Urbanités du 18 novembre 2024 - Le compte rendu
Le Groupe Environnement et Durabilité de la SIA Vaud (GED), qui organise le débat du soir, souhaite la bienvenue au public venu nombreux pour cette soirée de discussion autour du thème des budgets carbone.
Raphaël Bach, modérateur de la rencontre, introduit le propos en parlant des nombreux déchets de l’industrie avec lesquels on ne sait pas quoi faire, et qui sont source de pollution. Il explique que certains déchets sont brûlés dans les cimenteries, ce qui permet au ciment d’être labellisé comme « bas carbone ». Il passe ensuite la parole au premier intervenant.
Jean-Marie Quéméner
Haut fonctionnaire au Secrétariat Général à la Planification Ecologique - Paris
Jean-Marie Quéméner, en sa qualité de haut fonctionnaire de l’Etat français, travaille aux côtés du premier ministre dans le domaine de la planification écologique. Cette dernière a été instaurée par Emmanuel Macron lors de sa deuxième campagne et devait lui permettre de planifier les cibles et les besoins en financements, en emplois et en compétences. Cette planification se traduit aujourd’hui en France par la tentative de mettre en cohérence différentes politiques sectorielles,
La planification écologique est construite autour de cinq grands sujets (climat, biodiversité, santé, adaptation, ressources) et de six axes (se loger, produire, se déplacer, se nourrir, consommer, préserver), dont vont découler de nombreux sujets et objectifs. Le point de départ de ces réflexions prend sa source dans les accords de Paris, qui ont pour objectif de réduire les émissions de gaz à effet de serre, et de mettre en place des dispositifs pour y parvenir. Dans ce processus, la grande difficulté réside dans le fait de transformer des mégatonnes en leviers concrets.
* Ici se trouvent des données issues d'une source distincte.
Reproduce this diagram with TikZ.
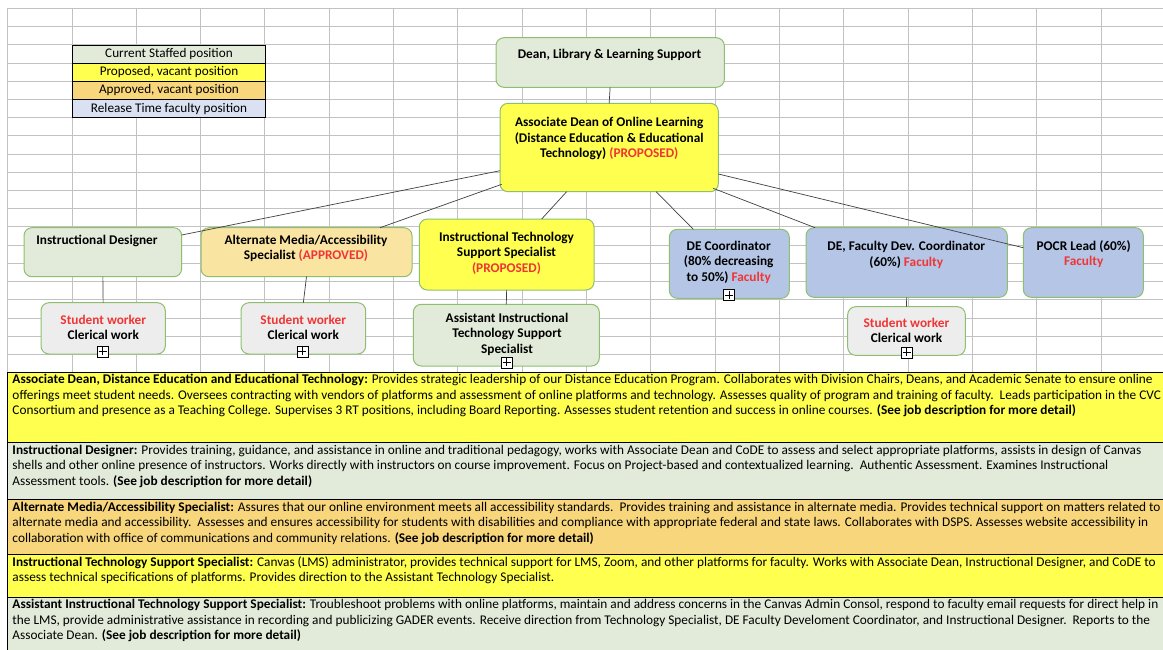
\documentclass[tikz,border=0pt]{standalone}
\usepackage{fontspec}
\setmainfont{Carlito}
\usetikzlibrary{calc}

\definecolor{gridc}{HTML}{C2C2C2}
\definecolor{staffed}{HTML}{E2EBDA}
\definecolor{proposed}{HTML}{FFFF50}
\definecolor{approved}{HTML}{F8D67C}
\definecolor{altfill}{HTML}{FAE4A2}
\definecolor{release}{HTML}{D9E1F2}
\definecolor{facfill}{HTML}{B4C5E6}
\definecolor{swfill}{HTML}{EDEDED}
\definecolor{boxline}{HTML}{8EBF6E}
\definecolor{redt}{HTML}{F03535}
\definecolor{conn}{HTML}{404040}

\newcommand{\orgbox}[6]{%
  \node[orgbox, fill=#6, minimum width={#4pt-#2pt}, minimum height={#5pt-#3pt}]
    (#1) at ({(#2+#4)/2},{(#3+#5)/2}) {};}

\tikzset{
  gridline/.style={draw=gridc, line width=0.9pt},
  orgbox/.style={draw=boxline, line width=1pt, rounded corners=8pt, inner sep=0pt, outer sep=0pt},
  boxtext/.style={font=\fontsize{13.3}{15.6}\selectfont\bfseries, align=center, inner sep=0pt},
  legcell/.style={draw=black, line width=0.8pt},
  legtext/.style={font=\fontsize{13.2}{14}\selectfont, inner sep=0pt},
  connector/.style={draw=conn, line width=0.7pt},
  plusbox/.style={draw=black, fill=white, minimum size=11pt, inner sep=0pt, line width=0.6pt,
    path picture={\draw[line width=0.6pt]
      ([yshift=-1.5pt]path picture bounding box.north) -- ([yshift=1.5pt]path picture bounding box.south)
      ([xshift=1.5pt]path picture bounding box.west) -- ([xshift=-1.5pt]path picture bounding box.east);}},
  rowline/.style={draw=black, line width=1pt},
  rowtext/.style={font=\fontsize{13.3}{15.5}\selectfont, anchor=base west, inner sep=0pt},
}

\begin{document}
\begin{tikzpicture}[x=1pt,y=-1pt]
\useasboundingbox (0,0) rectangle (1163,649);
\clip (0,0) rectangle (1163,649);
\fill[white] (0,0) rectangle (1163,649);

% spreadsheet grid
\foreach \k in {0,...,18} {\draw[gridline] ({7.7+64.31*\k},8.3) -- ({7.7+64.31*\k},372.5);}
\foreach \k in {0,...,20} {\draw[gridline] (7.7,{8.3+18.22*\k}) -- (1170,{8.3+18.22*\k});}

% legend
\filldraw[legcell, fill=staffed]  (72.3,45)   rectangle (265.7,63.3);
\filldraw[legcell, fill=proposed] (72.3,63.3) rectangle (265.7,81.3);
\filldraw[legcell, fill=approved] (72.3,81.3) rectangle (265.7,99.3);
\filldraw[legcell, fill=release]  (72.3,99.3) rectangle (265.7,117.7);
\node[legtext] (leg1) at (169,54.2)  {Current Staffed position};
\node[legtext] (leg2) at (169,72.3)  {Proposed, vacant position};
\node[legtext] (leg3) at (169,90.3)  {Approved, vacant position};
\node[legtext] (leg4) at (169,108.5) {Release Time faculty position};

% boxes
\orgbox{dean}{496}{37.7}{724.3}{87.3}{staffed}
\orgbox{assoc}{500}{103.3}{718.3}{191.7}{proposed}
\orgbox{id}{24}{227.7}{181.7}{276.7}{staffed}
\orgbox{alt}{201}{227.7}{412}{276.7}{altfill}
\orgbox{itss}{419.3}{219}{594}{290}{proposed}
\orgbox{aitss}{413.3}{304.3}{599.3}{366}{staffed}
\orgbox{decoord}{669.3}{229.3}{789.3}{298.3}{facfill}
\orgbox{defdc}{806}{227.7}{1007.3}{297.3}{facfill}
\orgbox{pocr}{1023.3}{227.7}{1143.3}{297.3}{facfill}
\orgbox{swa}{41}{302.7}{165.3}{354}{swfill}
\orgbox{swb}{241}{302.7}{365.7}{354}{swfill}
\orgbox{swc}{847.7}{306.7}{965.3}{355.3}{swfill}

% box texts
\node[boxtext] (deanT) at (609.5,54.5) {Dean, Library \& Learning Support};
\node[boxtext] (assocT) at (609.2,138.6) {Associate Dean of Online Learning\\(Distance Education \& Educational\\Technology) \textcolor{redt}{(PROPOSED)}};
\node[boxtext] (idT) at (97,240.9) {Instructional Designer};
\node[boxtext] (altT) at (306,248.4) {Alternate Media/Accessibility\\Specialist \textcolor{redt}{(APPROVED)}};
\node[boxtext] (itssT) at (506.5,253.2) {Instructional Technology\\Support Specialist\\\textcolor{redt}{(PROPOSED)}};
\node[boxtext] (aitssT) at (507,334.2) {Assistant Instructional\\Technology Support\\Specialist};
\node[boxtext] (decoordT) at (728.7,262.2) {DE Coordinator\\(80\% decreasing\\to 50\%) \textcolor{redt}{Faculty}};
\node[boxtext] (defdcT) at (906.3,254.6) {DE, Faculty Dev. Coordinator\\(60\%) \textcolor{redt}{Faculty}};
\node[boxtext] (pocrT) at (1083.7,254.2) {POCR Lead (60\%)\\\textcolor{redt}{Faculty}};
\node[boxtext] (swaT) at (103.3,327.2) {\textcolor{redt}{Student worker}\\Clerical work};
\node[boxtext] (swbT) at (303.3,327.2) {\textcolor{redt}{Student worker}\\Clerical work};
\node[boxtext] (swcT) at (906.5,330.2) {\textcolor{redt}{Student worker}\\Clerical work};

% expand markers
\node[plusbox] (pa) at (102.7,351.4) {};
\node[plusbox] (pb) at (302.3,351.4) {};
\node[plusbox] (pc) at (506.7,362.4) {};
\node[plusbox] (pd) at (729,294.8) {};
\node[plusbox] (pe) at (906.7,352.4) {};

% connectors
\draw[connector] (dean.south) -- (assoc.north);
\draw[connector] ([yshift=-23.2pt]assoc.west) -- ([yshift=17.2pt]id.east);
\draw[connector] ([xshift=1.7pt,yshift=-36.8pt]assoc.west) -- ([xshift=73.5pt]alt.north);
\draw[connector] ([xshift=-42.5pt]assoc.south) -- ([xshift=35pt]itss.north);
\draw[connector] ([xshift=47pt]assoc.south) -- ([xshift=-36pt]decoord.north);
\draw[connector] ([xshift=104pt,yshift=3.4pt]assoc.south) -- ([xshift=-91.6pt]defdc.north);
\draw[connector] ([yshift=-26.5pt]assoc.east) -- ([yshift=14.8pt]pocr.west);
\draw[connector] (id.south) -- (swa.north);
\draw[connector] (alt.south) -- (swb.north);
\draw[connector] (itss.south) -- (aitss.north);
\draw[connector] (defdc.south) -- (swc.north);

% description table
\filldraw[rowline, fill=proposed] (7.7,372.3) rectangle (1175,442.3);
\filldraw[rowline, fill=staffed]  (7.7,442.3) rectangle (1175,499.3);
\filldraw[rowline, fill=approved] (7.7,499.3) rectangle (1175,554.3);
\filldraw[rowline, fill=proposed] (7.7,554.3) rectangle (1175,597.7);
\filldraw[rowline, fill=staffed]  (7.7,597.7) rectangle (1175,660);

\node[rowtext] (r1a) at (12.3,383.6) {\textbf{Associate Dean, Distance Education and Educational Technology:} Provides strategic leadership of our Distance Education Program. Collaborates with Division Chairs, Deans, and Academic Senate to ensure online};
\node[rowtext] (r1b) at (12.3,399.1) {offerings meet student needs. Oversees contracting with vendors of platforms and assessment of online platforms and technology. Assesses quality of program and training of faculty.\ \ Leads participation in the CVC};
\node[rowtext] (r1c) at (12.3,414.6) {Consortium and presence as a Teaching College. Supervises 3 RT positions, including Board Reporting. Assesses student retention and success in online courses. \textbf{(See job description for more detail)}};

\node[rowtext] (r2a) at (12.3,454.3) {\textbf{Instructional Designer:} Provides training, guidance, and assistance in online and traditional pedagogy, works with Associate Dean and CoDE to assess and select appropriate platforms, assists in design of Canvas};
\node[rowtext] (r2b) at (12.3,469.8) {shells and other online presence of instructors. Works directly with instructors on course improvement. Focus on Project-based and contextualized learning.\ \ Authentic Assessment. Examines Instructional};
\node[rowtext] (r2c) at (12.3,485.3) {Assessment tools. \textbf{(See job description for more detail)}};

\node[rowtext] (r3a) at (12.3,511.0) {\textbf{Alternate Media/Accessibility Specialist:} Assures that our online environment meets all accessibility standards.\ \ Provides training and assistance in alternate media. Provides technical support on matters related to};
\node[rowtext] (r3b) at (12.3,526.5) {alternate media and accessibility.\ \ Assesses and ensures accessibility for students with disabilities and compliance with appropriate federal and state laws. Collaborates with DSPS. Assesses website accessibility in};
\node[rowtext] (r3c) at (12.3,542.0) {collaboration with office of communications and community relations. \textbf{(See job description for more detail)}};

\node[rowtext] (r4a) at (12.3,566.3) {\textbf{Instructional Technology Support Specialist:} Canvas (LMS) administrator, provides technical support for LMS, Zoom, and other platforms for faculty. Works with Associate Dean, Instructional Designer, and CoDE to};
\node[rowtext] (r4b) at (12.3,581.8) {assess technical specifications of platforms. Provides direction to the Assistant Technology Specialist.};

\node[rowtext] (r5a) at (12.3,608.6) {\textbf{Assistant Instructional Technology Support Specialist:} Troubleshoot problems with online platforms, maintain and address concerns in the Canvas Admin Consol, respond to faculty email requests for direct help in};
\node[rowtext] (r5b) at (12.3,624.1) {the LMS, provide administrative assistance in recording and publicizing GADER events. Receive direction from Technology Specialist, DE Faculty Develoment Coordinator, and Instructional Designer.\ \ Reports to the};
\node[rowtext] (r5c) at (12.3,639.6) {Associate Dean. \textbf{(See job description for more detail)}};
\end{tikzpicture}
\end{document}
Dans le domaine du bâtiment, les défis sont de taille, avec un parc à rénover, les enjeux liés aux matériaux, mais également les questions touchant aux aménagements urbains et à la manière de bâtir la ville. Des sujets tels que l’artificialisation des sols doivent en effet être pris en compte, tant en matière de protection de la biodiversité qu’en matière d’émissions de gaz à effet de serre.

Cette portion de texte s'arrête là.